Turkey has “activated” a Russian-made S-400 anti-aircraft defense system to track F-16 fighter jets flown by several other NATO members, U.S. lawmakers and analysts suspect, like reported by washingtonexaminer.com.
“The whole problem with having the S-400 integrated is in order to do that, you have to betray some of the codes and some of the, basically, NATO technology to the Russians,” the American Enterprise Institute’s Michael Rubin said. “And it appears that that’s what they’ve done.”
Western officials have eyed Turkey’s turn to Russian arms dealers with alarm in recent years, but Turkish President Recep Tayyip Erdogan defied the threat of U.S. sanctions to complete the pact. President Trump’s administration expelled Turkey from the F-35 joint strike fighter program to protect the cutting-edge warplane from exposure to Russian defense systems, but a recent standoff between Turkey and Greece created an opportunity to direct the armaments at U.S.-made F-16s.
“We have very credible reports that Turkey activated the S-400 in late August in response to joint military exercises being undertaken by Greece, Cyprus, Italy, and France in the eastern Mediterranean,” Sen. Chris Van Hollen, who sits on the Senate Foreign Relations Committee, said in a Thursday podcast hosted by the Hellenic American Leadership Council.
Those four countries, all members of the European Union as well as NATO, have been coordinating to force Erdogan to back down in disputes over control of energy-rich waters in the eastern Mediterranean. Their air exercises — known as Eunomia, or good law, in an apparent reference to claims that Erdogan is flouting international law — was widely perceived as a warning to Ankara.
The allegation that Erdogan used the S-400s in response appeared earlier this week in a Greek media outlet, but the Maryland Democrat’s comments show that the anxiety is percolating in Washington as well. “Turkey’s recent reported activation of the S-400 system to detect the U.S. F-16 underscores our grave concerns about Russia’s ability to access sensitive data,” Van Hollen and Oklahoma Republican Sen. James Lankford wrote in a Wednesday letter to Secretary of State Mike Pompeo.
The allegation has not been confirmed publicly. Still, the lawmakers have renewed their call for Trump to comply with a federal law that requires the imposition of sanctions on anyone who completes a “significant transaction” with the Russian defense industry.
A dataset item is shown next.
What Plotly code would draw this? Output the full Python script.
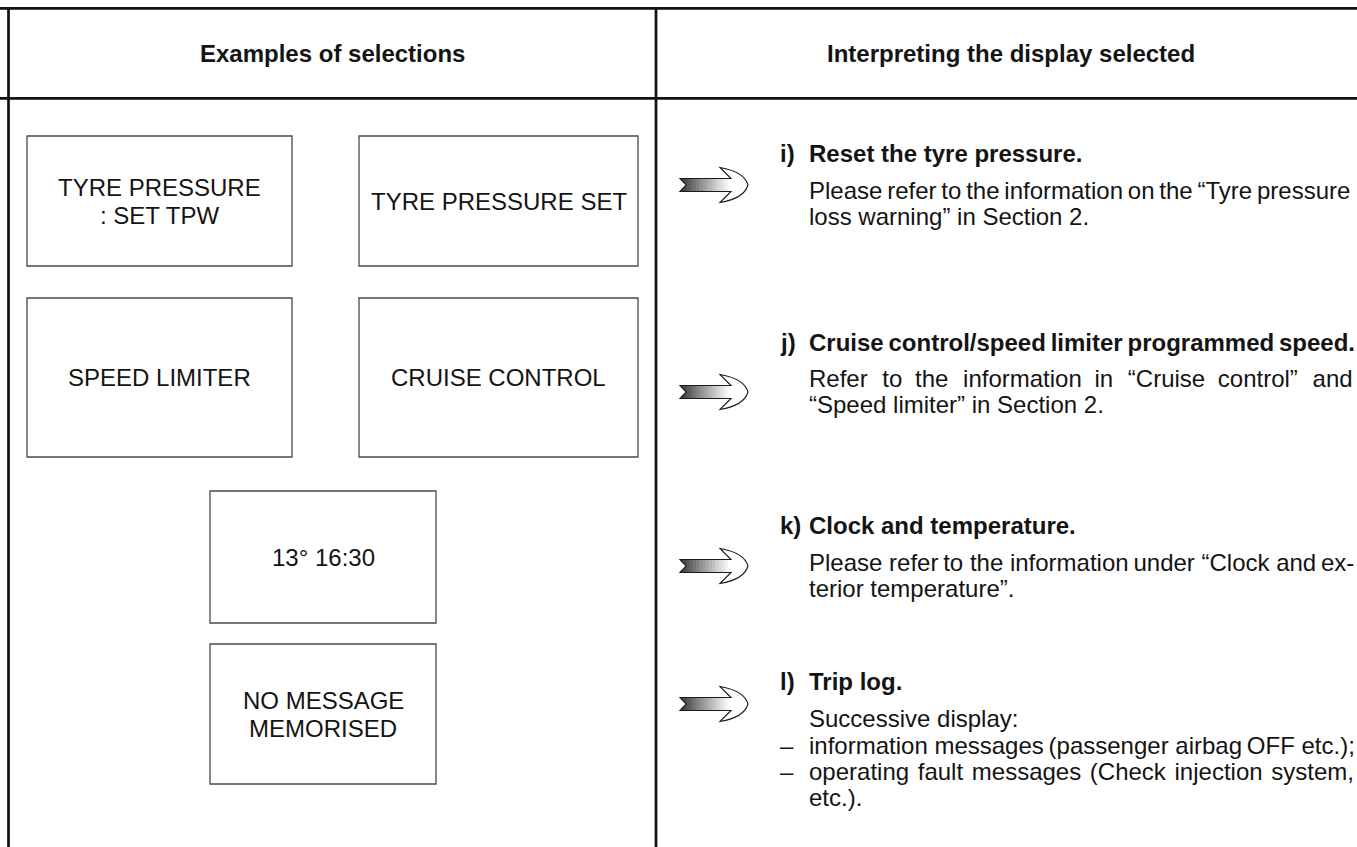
import plotly.graph_objects as go

# ---- content ----
headers = ["Examples of selections", "Interpreting the display selected"]
box_labels = [["TYRE PRESSURE", ": SET TPW"], ["TYRE PRESSURE SET"], ["SPEED LIMITER"],
              ["CRUISE CONTROL"], ["13° 16:30"], ["NO MESSAGE", "MEMORISED"]]
item_titles = ["i)", "j)", "k)", "l)"]
item_headings = ["Reset the tyre pressure.",
                 "Cruise control/speed limiter programmed speed.",
                 "Clock and temperature.",
                 "Trip log."]
item_bodies = [
    ["Please refer to the information on the “Tyre pressure", "loss warning” in Section 2."],
    ["Refer to the information in “Cruise control” and", "“Speed limiter” in Section 2."],
    ["Please refer to the information under “Clock and ex-", "terior temperature”."],
    ["Successive display:", "–|information messages (passenger airbag OFF etc.);",
     "–|operating fault messages (Check injection system,", "etc.)."],
]

# ---- layout geometry (page pixels) ----
W, H = 1357, 847
boxes = [(27, 136, 292, 266), (359, 136, 638, 266), (27, 298, 292, 457),
         (359, 298, 638, 457), (210, 491, 436, 623), (210, 644, 436, 784)]
item_head_y = [153, 342, 525, 681]
item_body_y = [[190, 216], [378, 404], [562, 588], [718, 745, 771, 797]]
arrow_y = [185, 392, 566, 704]
LABEL_X, TEXT_X = 778, 807

# word spacing used to mimic the justified column (per line: list of space chars)
THIN, WIDE, MID, HAIR = "\u2009", " \u2004", " \u2005", " \u200a"


def justify(s, seps):
    words = s.split(" ")
    out = words[0]
    for i, w in enumerate(words[1:]):
        out += seps[i % len(seps)] + w
    return out


spacing = {
    "Please refer to the information on the “Tyre pressure": [THIN],
    "Cruise control/speed limiter programmed speed.": [THIN],
    "Refer to the information in “Cruise control” and": [WIDE, MID],
    "Please refer to the information under “Clock and ex-": [" ", THIN, " "],
    "information messages (passenger airbag OFF etc.);": [" ", THIN],
    "operating fault messages (Check injection system,": [HAIR],
}

FONT = "Liberation Sans, Arial, sans-serif"
FS = 24
INK = "#141414"
fig = go.Figure()
shapes = []
ann = []


def text(x, y, s, anchor="left", bold=False):
    if s in spacing:
        s = justify(s, spacing[s])
    ann.append(dict(x=x, y=y, text=("<b>%s</b>" % s) if bold else s, xanchor=anchor,
                    yanchor="middle", showarrow=False,
                    font=dict(size=FS, family=FONT, color=INK)))


line = dict(color="#111", width=2.7)
shapes.append(dict(type="line", x0=0, x1=W, y0=8.3, y1=8.3, line=line))
shapes.append(dict(type="line", x0=0, x1=W, y0=98.3, y1=98.3, line=line))
shapes.append(dict(type="line", x0=8.5, x1=8.5, y0=8, y1=H, line=line))
shapes.append(dict(type="line", x0=656, x1=656, y0=8, y1=H, line=line))

text(332.5, 53, headers[0], "center", True)
text(1011, 53, headers[1], "center", True)

for (x0, y0, x1, y1), lines in zip(boxes, box_labels):
    shapes.append(dict(type="rect", x0=x0, x1=x1, y0=y0, y1=y1,
                       line=dict(color="#4a4a4a", width=1.3)))
    cy = (y0 + y1) / 2
    n = len(lines)
    for i, s in enumerate(lines):
        text((x0 + x1) / 2, cy + (i - (n - 1) / 2) * 28, s, "center")

for t, h, hy, bodies, bys in zip(item_titles, item_headings, item_head_y, item_bodies, item_body_y):
    text(LABEL_X, hy, t, bold=True)
    text(TEXT_X, hy, h, bold=True)
    for b, by in zip(bodies, bys):
        if b.startswith("–|"):
            text(LABEL_X, by, "–")
            b = b[2:]
        text(TEXT_X, by, b)

# arrows (gradient shaft with notched tail, outlined head)
for cy in arrow_y:
    x0, xn, xs, xb, tip = 680, 686, 731, 720, 748
    hs, hh = 6.5, 17.5
    n = 16
    for k in range(n):
        g = int(55 + 200 * (k / (n - 1)) ** 0.9)
        xa = x0 + (xs - x0) * k / n
        xe = x0 + (xs - x0) * (k + 1) / n + 0.6
        shapes.append(dict(type="rect", x0=xa, x1=xe, y0=cy - hs, y1=cy + hs,
                           fillcolor=f"rgb({g},{g},{g})", line=dict(width=0), layer="above"))
    shapes.append(dict(type="path",
                       path=f"M {x0-1},{cy-hs-0.5} L {xn},{cy} L {x0-1},{cy+hs+0.5} Z",
                       fillcolor="white", line=dict(width=0)))
    shapes.append(dict(type="path",
                       path=(f"M {x0},{cy-hs} L {xs},{cy-hs} L {xb},{cy-hh} "
                             f"Q {tip-4},{cy-hh+4} {tip},{cy} Q {tip-4},{cy+hh-4} {xb},{cy+hh} "
                             f"L {xs},{cy+hs} L {x0},{cy+hs} L {xn},{cy} Z"),
                       fillcolor="rgba(0,0,0,0)", line=dict(color="#1a1a1a", width=1.1)))

fig.update_layout(
    width=W, height=H, margin=dict(l=0, r=0, t=0, b=0),
    paper_bgcolor="white", plot_bgcolor="white",
    xaxis=dict(range=[0, W], visible=False, fixedrange=True),
    yaxis=dict(range=[H, 0], visible=False, fixedrange=True),
    shapes=shapes, annotations=ann, showlegend=False,
)
fig.write_html("out.html", config={"displayModeBar": False},
               post_script="document.body.style.margin='0px';document.body.style.overflow='hidden';")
“And, in the case of Turkey, it’s especially egregious because this is a NATO ally, at least they are supposed to be a NATO ally, and yet, they purchased this Russian defense system that can put NATO pilots and NATO at risk,” Van Hollen added Thursday.
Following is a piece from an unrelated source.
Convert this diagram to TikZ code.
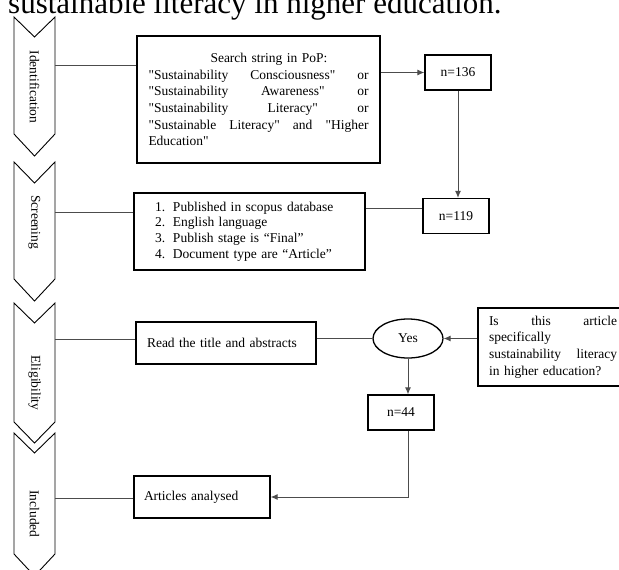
\documentclass[tikz,border=0pt]{standalone}
\usepackage{fontspec}
\setmainfont{Liberation Serif}[Ligatures=TeXOff]
\usetikzlibrary{shapes,arrows.meta,positioning,calc}

\begin{document}
\begin{tikzpicture}[x=1pt, y=-1pt,
    box/.style={draw, line width=1.3pt, rectangle, inner sep=0pt, font=\fontsize{13.5}{16.7}\selectfont},
    stage/.style={rotate=-90, inner sep=0pt, font=\fontsize{13.5}{16}\selectfont},
    chev/.style={draw, line width=0.9pt, fill=white},
    link/.style={draw=black!70, line width=0.9pt},
    >={Latex[length=7pt,width=6pt]}]
    \useasboundingbox (0,0) rectangle (619,570);
    \clip (0,0) rectangle (619,570);

    % caption line, cut at the top
    \node[anchor=base west, inner sep=0pt, font=\fontsize{31}{31}\selectfont] (caption) at (8,13) {sustainable literacy in higher education.};

    % Stage chevrons (left)
    \draw[chev] (14,17) -- (34.5,37) -- (55,17) -- (55,134) -- (34.5,156) -- (14,134) -- cycle;
    \node[stage] (ident) at (34.5,87) {Identification};
    \draw[chev] (14,162) -- (34.5,183) -- (55,162) -- (55,279) -- (34.5,301) -- (14,279) -- cycle;
    \node[stage] (scr) at (34.5,222) {Screening};
    \draw[chev] (14,303) -- (34.5,323) -- (55,303) -- (55,422) -- (34.5,443) -- (14,422) -- cycle;
    \node[stage] (elig) at (34.5,383) {Eligibility};
    \draw[chev] (14,433) -- (34.5,453) -- (55,433) -- (55,554) -- (34.5,576) -- (14,554) -- cycle;
    \node[stage] (incl) at (34.5,514) {Included};
    \coordinate (identR) at (55,65);
    \coordinate (scrR) at (55,212);
    \coordinate (eligR) at (55,339);
    \coordinate (inclR) at (55,498);

    % Main boxes
    \node[box, minimum width=243pt, minimum height=127pt, text width=220pt, align=left] (search) at (258.5,99.5)
        {\hspace*{62pt}Search string in PoP:\\
         "Sustainability\hfill Consciousness"\hfill or\\
         "Sustainability\hfill Awareness"\hfill or\\
         "Sustainability\hfill Literacy"\hfill or\\
         "Sustainable\hfill Literacy"\hfill and\hfill "Higher\\
         Education"};
    \node[box, minimum width=231pt, minimum height=77pt, text width=189pt, align=left,
          font=\fontsize{13.5}{15.7}\selectfont] (screen) at (249.5,231.5)
        {\makebox[18pt][l]{1.}Published in scopus database\\
         \makebox[18pt][l]{2.}English language\\
         \makebox[18pt][l]{3.}Publish stage is “Final”\\
         \makebox[18pt][l]{4.}Document type are “Article”};
    \node[box, minimum width=180pt, minimum height=42pt, text width=158pt, align=left] (read) at (226,343) {Read the title and abstracts};
    \node[box, minimum width=136pt, minimum height=42pt, text width=116pt, align=left] (art) at (202,497) {Articles analysed};

    % Counts and decision
    \node[box, minimum width=66pt, minimum height=35pt] (n136) at (458,72.5) {n=136};
    \node[box, minimum width=66pt, minimum height=35pt] (n119) at (456,216) {n=119};
    \node[box, ellipse, minimum width=70pt, minimum height=39pt] (yes) at (408,338.5) {Yes};
    \node[box, minimum width=66pt, minimum height=35pt] (n44) at (401,412.5) {n=44};
    \node[box, minimum width=150pt, minimum height=78pt, text width=128pt, align=left] (quest) at (553,347)
        {Is\hfill this\hfill article\\
         specifically\\
         sustainability\hfill literacy\\
         in higher education?};

    % Connectors
    \draw[link] (identR) -- (identR -| search.west);
    \draw[link] (scrR) -- (scrR -| screen.west);
    \draw[link] (eligR) -- (eligR -| read.west);
    \draw[link] (inclR) -- (inclR -| art.west);
    \draw[link, ->] (search.east |- n136.west) -- (n136.west);
    \draw[link, ->] (n136.south) -- (n136.south |- n119.north);
    \draw[link] ([yshift=8pt]n119.west) -- ([yshift=8pt]n119.west -| screen.east);
    \draw[link] (read.east |- yes.west) -- (yes.west);
    \draw[link, ->] (quest.west |- yes.east) -- (yes.east);
    \draw[link, ->] (yes.south) -- (yes.south |- n44.north);
    \draw[link, ->] ([xshift=7pt]n44.south) |- (art.east);
\end{tikzpicture}
\end{document}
The Greek Embassy in Washington declined to comment on the reports. Turkish officials have hinted that the S-400 is operational while declining to state the full scope of its usage.
“There is a misunderstanding that the activation of the S-400 has been delayed,” Turkish defense industries chief Ismail Demir told local media this week. “Think about it this way: You are a country, and you have a system. Would you reveal, as the user, which mode that equipment is in, for how long, or in what capacity you use it? No country would do that.”
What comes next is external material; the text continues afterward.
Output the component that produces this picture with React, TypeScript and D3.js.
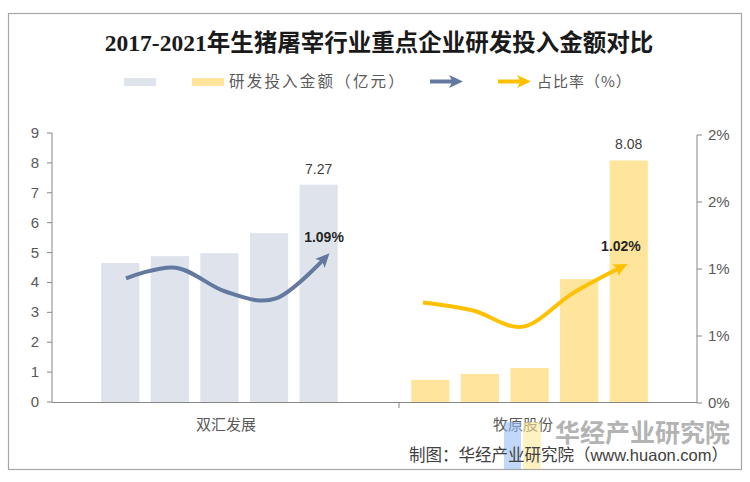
import * as d3 from 'd3'

const groups = ['双汇发展', '牧原股份']
const years = ['2017', '2018', '2019', '2020', '2021']
const shuanghuiAmount = [4.65, 4.88, 4.98, 5.65, 7.27]
const muyuanAmount = [0.74, 0.94, 1.14, 4.11, 8.08]
const shuanghuiRatio = [0.93, 1.01, 0.83, 0.78, 1.09]
const muyuanRatio = [0.75, 0.69, 0.57, 0.82, 1.02]
const leftTicks = [0, 1, 2, 3, 4, 5, 6, 7, 8, 9]
const rightTicks = [0, 0.5, 1, 1.5, 2]
const rightTickLabels = ['0%', '1%', '1%', '2%', '2%']

const series = [
  { name: groups[0], amount: shuanghuiAmount, ratio: shuanghuiRatio, bar: '#dfe3ec', line: '#6479a0', ratioLabel: '1.09%' },
  { name: groups[1], amount: muyuanAmount, ratio: muyuanRatio, bar: '#fee59b', line: '#ffc000', ratioLabel: '1.02%' },
]

const W = 750
const H = 482
const plot = { left: 52, right: 697, top: 133, bottom: 402 }
const sans = '"Liberation Sans", Arial, "Noto Sans CJK SC", sans-serif'
const cjk = '"Noto Sans CJK SC", "Liberation Sans", sans-serif'

export default function App() {
  const yL = d3.scaleLinear().domain([0, 9]).range([plot.bottom, plot.top])
  const yR = d3.scaleLinear().domain([0, 2]).range([plot.bottom + 1, plot.top + 2])

  // bars and lines sit on slightly different category positions (as in the original)
  const xBarGroup = d3.scalePoint<string>().domain(groups).range([plot.left, plot.right]).padding(0.54)
  const xBarYear = d3.scaleBand<string>().domain(years).range([-124, 124]).paddingInner(0.23).paddingOuter(0.115)
  const xLineGroup = d3.scalePoint<string>().domain(groups).range([plot.left, plot.right]).padding(0.586)
  const xLineYear = d3.scalePoint<string>().domain(years).range([-100, 100])

  const line = d3.line<number>()
    .x((_, i) => xLineYear(years[i])!)
    .y(d => yR(d))
    .curve(d3.curveCatmullRom.alpha(0))

  const divider = 399

  return (
    <svg width={W} height={H} style={{ position: 'absolute', left: 0, top: 0, background: '#fff' }}>
      <defs>
        {series.map((s, i) => (
          <marker key={i} id={`arrow${i}`} viewBox="0 0 14 14" refX={9} refY={7} markerWidth={14} markerHeight={14}
            markerUnits="userSpaceOnUse" orient="auto">
            <path d="M0,0.5 L14,7 L0,13.5 L3.5,7 Z" fill={s.line} />
          </marker>
        ))}
      </defs>

      <rect x={8.5} y={13.5} width={733} height={456} fill="#fff" stroke="#a6a6a6" strokeWidth={1.2} />

      {/* Title */}
      <text x={379} y={51} textAnchor="middle" fontSize={23.5} fontWeight="bold"
        fontFamily='"Liberation Serif", "Noto Sans CJK SC", serif' fill="#1a1a1a">
        2017-2021年生猪屠宰行业重点企业研发投入金额对比
      </text>

      {/* Legend */}
      <g fontFamily={cjk} fill="#595959">
        <rect x={124} y={78} width={32} height={8} fill={series[0].bar} />
        <rect x={192} y={78} width={32} height={8} fill={series[1].bar} />
        <text x={229} y={87} fontSize={15.5} letterSpacing={2.2}>研发投入金额（亿元）</text>
        <line x1={430} x2={458} y1={81.5} y2={81.5} stroke={series[0].line} strokeWidth={4} markerEnd="url(#arrow0)" />
        <line x1={498} x2={526} y1={81.5} y2={81.5} stroke={series[1].line} strokeWidth={4} markerEnd="url(#arrow1)" />
        <text x={537} y={87} fontSize={15} letterSpacing={1}>占比率（%）</text>
      </g>

      {/* Bars */}
      {series.map((s, gi) => (
        <g key={gi}>
          {s.amount.map((v, i) => (
            <rect key={i}
              x={xBarGroup(s.name)! + xBarYear(years[i])!}
              y={yL(v)}
              width={xBarYear.bandwidth()}
              height={yL(0) - yL(v)}
              fill={s.bar} />
          ))}
          <text x={xBarGroup(s.name)! + xBarYear(years[4])! + xBarYear.bandwidth() / 2}
            y={yL(s.amount[4]) - 11} textAnchor="middle" fontFamily={sans} fontSize={14} fill="#404040">
            {s.amount[4].toFixed(2)}
          </text>
        </g>
      ))}

      {/* Left axis */}
      <g fontFamily={sans} fontSize={15} fill="#595959">
        <line x1={plot.left} x2={plot.left} y1={plot.top} y2={plot.bottom} stroke="#868686" />
        {leftTicks.map(t => (
          <g key={t}>
            <line x1={plot.left - 5} x2={plot.left} y1={yL(t)} y2={yL(t)} stroke="#868686" />
            <text x={39} y={yL(t) + 5} textAnchor="end">{t}</text>
          </g>
        ))}
      </g>

      {/* Right axis */}
      <g fontFamily={sans} fontSize={15} fill="#595959">
        <line x1={plot.right} x2={plot.right} y1={yR(2)} y2={yR(0)} stroke="#868686" />
        {rightTicks.map((t, i) => (
          <g key={t}>
            <line x1={plot.right} x2={plot.right + 5} y1={yR(t)} y2={yR(t)} stroke="#868686" />
            <text x={708} y={yR(t) + 5}>{rightTickLabels[i]}</text>
          </g>
        ))}
      </g>

      {/* Category axis */}
      <line x1={plot.left} x2={plot.right} y1={plot.bottom + 0.5} y2={plot.bottom + 0.5} stroke="#868686" />
      <line x1={divider} x2={divider} y1={plot.bottom} y2={plot.bottom + 6} stroke="#868686" />
      {groups.map(g => (
        <text key={g} x={xLineGroup(g)!} y={430} textAnchor="middle" fontFamily={cjk} fontSize={15} fill="#595959">{g}</text>
      ))}

      {/* Ratio lines */}
      {series.map((s, gi) => (
        <g key={gi} transform={`translate(${xLineGroup(s.name)},0)`}>
          <path d={line(s.ratio)!} fill="none" stroke={s.line} strokeWidth={4} markerEnd={`url(#arrow${gi})`} />
          <text x={xLineYear(years[4])! - 2} y={yR(s.ratio[4]) - 15} textAnchor="middle" fontFamily={sans}
            fontSize={14} fontWeight="bold" fill="#262626">{s.ratioLabel}</text>
        </g>
      ))}

      {/* Watermark */}
      <rect x={504} y={422} width={17} height={47} fill="#8fb8f5" opacity={0.55} />
      <rect x={523} y={422} width={18} height={47} fill="#fde79a" opacity={0.6} />
      <text x={730} y={442} textAnchor="end" fontFamily={cjk} fontSize={25} fontWeight="bold" fill="#a6a6a6" opacity={0.85}>华经产业研究院</text>
      <text x={728} y={461} textAnchor="end" fontFamily={sans} fontSize={16.5} fill="#404040">制图：华经产业研究院（www.huaon.com）</text>
    </svg>
  )
}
Yet Turkey is also preparing to test the weaponry at Sinop, a site on the Black Sea coast where Turkey and the United States monitored the Soviet Union during the Cold War.
“We don’t see a Turkey that shies away from operationalizing the S-400,” said former Turkish lawmaker Aykan Erdemir, a Foundation for Defense of Democracies analyst and Erdogan critic who provided a translation of Demir’s remarks. “And now, in Sinop, we also see, again, a willingness to test the S-400 but to make it quite public … by literally moving the system through Turkey’s Black Sea provinces, leaving a lot of evidence behind.”
U.S. officials have struggled to wield policy tools that could punish Erdogan’s undesirable behavior while avoiding a total fracture of the alliance. Secretary of State Mike Pompeo suggested last year that Erdogan might avoid the sanctions if the Turkish officials left the S-400 in mothballs, but the testing and the reported tracking of allied fighter jets challenges that compromise.
“This administration’s failure to do so just further emboldens President Erdogan to ignore other US and NATO interests,” Van Hollen said of the sanctions. “There’s no justification for not applying the law that’s on the books. And it is only emboldening Turkey to take more aggressive actions, not just with respect to activating the S-400, but other actions that they are taking in the eastern Mediterranean and other places in the region.”